Data excerpt:
* * *
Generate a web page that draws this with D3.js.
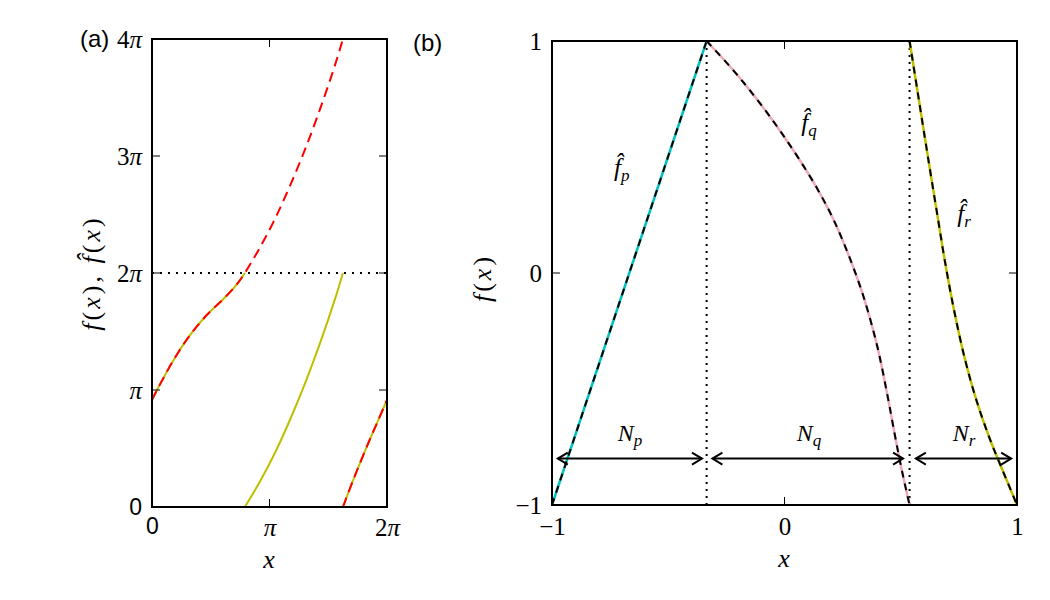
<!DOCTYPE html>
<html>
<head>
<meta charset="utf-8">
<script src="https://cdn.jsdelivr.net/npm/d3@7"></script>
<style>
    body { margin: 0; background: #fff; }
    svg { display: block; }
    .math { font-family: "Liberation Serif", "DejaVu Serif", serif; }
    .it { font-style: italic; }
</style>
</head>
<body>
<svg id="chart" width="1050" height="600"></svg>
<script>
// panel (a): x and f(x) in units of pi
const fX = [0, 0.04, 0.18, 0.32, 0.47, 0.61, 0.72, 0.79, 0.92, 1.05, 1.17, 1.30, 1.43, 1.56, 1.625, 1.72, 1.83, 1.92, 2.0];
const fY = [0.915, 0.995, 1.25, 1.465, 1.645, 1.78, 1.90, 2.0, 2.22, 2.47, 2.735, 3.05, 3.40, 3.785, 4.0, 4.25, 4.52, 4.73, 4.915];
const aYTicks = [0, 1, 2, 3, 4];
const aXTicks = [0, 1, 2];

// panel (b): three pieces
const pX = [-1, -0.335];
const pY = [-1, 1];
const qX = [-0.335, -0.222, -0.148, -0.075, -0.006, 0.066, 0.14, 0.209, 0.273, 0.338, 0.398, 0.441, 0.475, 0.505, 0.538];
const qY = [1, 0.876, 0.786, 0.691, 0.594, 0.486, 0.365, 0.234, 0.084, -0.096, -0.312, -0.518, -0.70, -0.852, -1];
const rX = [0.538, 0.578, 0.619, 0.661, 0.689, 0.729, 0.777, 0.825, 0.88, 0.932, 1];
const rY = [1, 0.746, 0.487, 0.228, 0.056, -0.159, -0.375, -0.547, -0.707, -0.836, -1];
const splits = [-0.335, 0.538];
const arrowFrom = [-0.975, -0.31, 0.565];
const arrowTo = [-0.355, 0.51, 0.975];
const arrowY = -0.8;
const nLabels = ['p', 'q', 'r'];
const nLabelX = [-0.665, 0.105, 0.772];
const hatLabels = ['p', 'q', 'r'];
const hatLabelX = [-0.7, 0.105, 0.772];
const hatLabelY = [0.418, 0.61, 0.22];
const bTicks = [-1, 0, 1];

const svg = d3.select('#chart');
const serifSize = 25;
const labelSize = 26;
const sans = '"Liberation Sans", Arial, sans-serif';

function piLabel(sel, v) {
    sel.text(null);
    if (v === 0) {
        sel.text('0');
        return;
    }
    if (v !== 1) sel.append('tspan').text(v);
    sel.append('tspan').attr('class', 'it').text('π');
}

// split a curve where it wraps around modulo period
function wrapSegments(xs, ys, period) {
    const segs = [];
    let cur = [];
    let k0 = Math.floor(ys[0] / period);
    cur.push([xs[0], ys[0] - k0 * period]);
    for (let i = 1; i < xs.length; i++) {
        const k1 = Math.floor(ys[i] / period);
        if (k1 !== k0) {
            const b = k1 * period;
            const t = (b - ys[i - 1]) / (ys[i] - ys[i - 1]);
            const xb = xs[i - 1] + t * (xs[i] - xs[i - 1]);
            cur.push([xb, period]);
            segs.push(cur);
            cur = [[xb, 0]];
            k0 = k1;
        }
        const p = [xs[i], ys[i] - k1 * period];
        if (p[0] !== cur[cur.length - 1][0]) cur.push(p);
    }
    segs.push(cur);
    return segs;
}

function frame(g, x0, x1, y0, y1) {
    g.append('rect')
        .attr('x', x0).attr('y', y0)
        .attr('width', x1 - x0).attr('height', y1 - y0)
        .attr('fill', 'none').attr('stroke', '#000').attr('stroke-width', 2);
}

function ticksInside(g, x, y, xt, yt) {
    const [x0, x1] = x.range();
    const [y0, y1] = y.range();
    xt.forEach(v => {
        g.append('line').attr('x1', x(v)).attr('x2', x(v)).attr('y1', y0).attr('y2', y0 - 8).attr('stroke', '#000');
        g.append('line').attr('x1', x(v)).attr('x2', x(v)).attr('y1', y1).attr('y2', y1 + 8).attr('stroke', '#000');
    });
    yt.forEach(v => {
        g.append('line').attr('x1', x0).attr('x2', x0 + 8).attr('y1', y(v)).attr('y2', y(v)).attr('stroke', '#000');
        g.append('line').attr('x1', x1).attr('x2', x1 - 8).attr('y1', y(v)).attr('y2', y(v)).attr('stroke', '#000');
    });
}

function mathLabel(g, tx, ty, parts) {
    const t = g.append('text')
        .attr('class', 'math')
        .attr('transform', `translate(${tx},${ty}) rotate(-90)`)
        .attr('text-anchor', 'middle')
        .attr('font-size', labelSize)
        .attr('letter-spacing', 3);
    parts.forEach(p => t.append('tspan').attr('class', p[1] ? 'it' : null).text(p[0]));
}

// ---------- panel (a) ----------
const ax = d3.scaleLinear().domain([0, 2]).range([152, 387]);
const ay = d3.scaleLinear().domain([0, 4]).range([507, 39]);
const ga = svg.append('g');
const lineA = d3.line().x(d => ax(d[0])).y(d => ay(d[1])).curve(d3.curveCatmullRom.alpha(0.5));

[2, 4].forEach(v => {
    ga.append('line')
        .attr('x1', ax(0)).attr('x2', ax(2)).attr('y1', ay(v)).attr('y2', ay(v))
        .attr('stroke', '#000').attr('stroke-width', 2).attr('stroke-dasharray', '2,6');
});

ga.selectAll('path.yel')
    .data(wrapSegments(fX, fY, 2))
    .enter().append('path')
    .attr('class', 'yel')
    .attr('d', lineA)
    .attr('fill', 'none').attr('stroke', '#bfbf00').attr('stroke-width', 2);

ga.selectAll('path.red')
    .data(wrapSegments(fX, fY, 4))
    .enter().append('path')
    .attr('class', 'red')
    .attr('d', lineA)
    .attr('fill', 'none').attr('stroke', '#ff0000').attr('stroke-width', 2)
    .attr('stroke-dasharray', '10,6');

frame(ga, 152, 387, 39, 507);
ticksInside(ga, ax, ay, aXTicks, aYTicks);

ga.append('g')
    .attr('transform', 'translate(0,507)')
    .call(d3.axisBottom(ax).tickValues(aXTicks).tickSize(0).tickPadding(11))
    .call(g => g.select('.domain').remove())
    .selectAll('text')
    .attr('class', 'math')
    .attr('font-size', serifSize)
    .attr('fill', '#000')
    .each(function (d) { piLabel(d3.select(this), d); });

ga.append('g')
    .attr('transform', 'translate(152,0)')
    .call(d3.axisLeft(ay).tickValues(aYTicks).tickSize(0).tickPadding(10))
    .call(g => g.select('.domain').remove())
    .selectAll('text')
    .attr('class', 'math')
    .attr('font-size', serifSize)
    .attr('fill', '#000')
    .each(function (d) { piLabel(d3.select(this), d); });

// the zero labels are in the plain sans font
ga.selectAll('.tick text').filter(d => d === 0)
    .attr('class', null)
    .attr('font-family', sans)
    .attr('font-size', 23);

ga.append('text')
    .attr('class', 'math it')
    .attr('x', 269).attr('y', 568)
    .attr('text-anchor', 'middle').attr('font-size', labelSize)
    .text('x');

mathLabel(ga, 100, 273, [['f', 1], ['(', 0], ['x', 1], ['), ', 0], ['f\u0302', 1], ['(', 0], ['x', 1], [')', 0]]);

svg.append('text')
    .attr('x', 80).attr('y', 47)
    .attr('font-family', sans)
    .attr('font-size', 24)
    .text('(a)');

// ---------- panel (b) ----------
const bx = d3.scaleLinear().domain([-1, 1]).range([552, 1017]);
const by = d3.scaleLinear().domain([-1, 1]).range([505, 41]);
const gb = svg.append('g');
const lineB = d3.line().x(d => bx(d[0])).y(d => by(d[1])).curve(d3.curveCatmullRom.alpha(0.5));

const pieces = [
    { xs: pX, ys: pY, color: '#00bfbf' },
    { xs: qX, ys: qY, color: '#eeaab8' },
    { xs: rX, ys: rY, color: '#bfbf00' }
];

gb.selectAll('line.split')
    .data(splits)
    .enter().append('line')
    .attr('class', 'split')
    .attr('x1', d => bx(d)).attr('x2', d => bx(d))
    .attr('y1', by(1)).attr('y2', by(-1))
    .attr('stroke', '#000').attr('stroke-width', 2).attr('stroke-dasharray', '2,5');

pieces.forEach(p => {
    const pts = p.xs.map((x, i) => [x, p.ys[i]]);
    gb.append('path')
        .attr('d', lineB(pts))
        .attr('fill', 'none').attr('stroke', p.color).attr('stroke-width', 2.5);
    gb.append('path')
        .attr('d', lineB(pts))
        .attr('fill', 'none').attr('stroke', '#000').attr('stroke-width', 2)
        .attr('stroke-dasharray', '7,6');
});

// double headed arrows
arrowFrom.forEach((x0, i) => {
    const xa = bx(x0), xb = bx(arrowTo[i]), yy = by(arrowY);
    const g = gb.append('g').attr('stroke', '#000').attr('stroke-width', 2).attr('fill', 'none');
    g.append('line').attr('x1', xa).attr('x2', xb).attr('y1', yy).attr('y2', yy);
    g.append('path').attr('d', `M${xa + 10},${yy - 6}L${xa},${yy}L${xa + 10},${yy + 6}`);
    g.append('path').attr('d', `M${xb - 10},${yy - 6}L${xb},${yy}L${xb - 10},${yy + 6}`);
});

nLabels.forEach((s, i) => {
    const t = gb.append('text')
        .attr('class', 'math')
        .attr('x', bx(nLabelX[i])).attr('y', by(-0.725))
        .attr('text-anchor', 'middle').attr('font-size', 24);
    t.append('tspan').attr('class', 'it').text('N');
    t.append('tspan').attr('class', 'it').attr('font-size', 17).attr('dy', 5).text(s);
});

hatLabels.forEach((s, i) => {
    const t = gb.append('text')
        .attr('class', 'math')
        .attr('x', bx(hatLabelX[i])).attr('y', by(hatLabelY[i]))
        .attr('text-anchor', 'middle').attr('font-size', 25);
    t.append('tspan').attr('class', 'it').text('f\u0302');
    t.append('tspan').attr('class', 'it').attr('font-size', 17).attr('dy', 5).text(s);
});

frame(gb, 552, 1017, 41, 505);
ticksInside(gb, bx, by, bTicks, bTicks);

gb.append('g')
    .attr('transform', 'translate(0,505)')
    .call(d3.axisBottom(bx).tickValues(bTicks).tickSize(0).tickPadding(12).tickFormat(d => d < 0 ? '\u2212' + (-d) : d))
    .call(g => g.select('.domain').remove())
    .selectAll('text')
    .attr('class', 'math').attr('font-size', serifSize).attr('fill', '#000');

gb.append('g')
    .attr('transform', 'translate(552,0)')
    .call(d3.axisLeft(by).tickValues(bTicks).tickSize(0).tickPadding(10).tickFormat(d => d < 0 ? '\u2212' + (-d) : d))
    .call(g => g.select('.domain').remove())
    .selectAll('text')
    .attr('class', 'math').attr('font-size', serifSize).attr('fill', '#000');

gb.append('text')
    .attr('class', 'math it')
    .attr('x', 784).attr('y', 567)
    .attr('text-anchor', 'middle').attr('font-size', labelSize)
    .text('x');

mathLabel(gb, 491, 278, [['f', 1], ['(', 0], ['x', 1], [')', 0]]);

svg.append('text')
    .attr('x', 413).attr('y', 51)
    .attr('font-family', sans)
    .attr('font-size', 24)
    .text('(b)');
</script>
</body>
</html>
* * *
Exercise prompt: Only lines belong in the copy: transcribe those from the start of the data through the line that contains "const aXTicks = [0, 1, 2];", and skip the pictures.

Finished exercise:
Generate a web page that draws this with D3.js.
<!DOCTYPE html>
<html>
<head>
<meta charset="utf-8">
<script src="https://cdn.jsdelivr.net/npm/d3@7"></script>
<style>
    body { margin: 0; background: #fff; }
    svg { display: block; }
    .math { font-family: "Liberation Serif", "DejaVu Serif", serif; }
    .it { font-style: italic; }
</style>
</head>
<body>
<svg id="chart" width="1050" height="600"></svg>
<script>
// panel (a): x and f(x) in units of pi
const fX = [0, 0.04, 0.18, 0.32, 0.47, 0.61, 0.72, 0.79, 0.92, 1.05, 1.17, 1.30, 1.43, 1.56, 1.625, 1.72, 1.83, 1.92, 2.0];
const fY = [0.915, 0.995, 1.25, 1.465, 1.645, 1.78, 1.90, 2.0, 2.22, 2.47, 2.735, 3.05, 3.40, 3.785, 4.0, 4.25, 4.52, 4.73, 4.915];
const aYTicks = [0, 1, 2, 3, 4];
const aXTicks = [0, 1, 2];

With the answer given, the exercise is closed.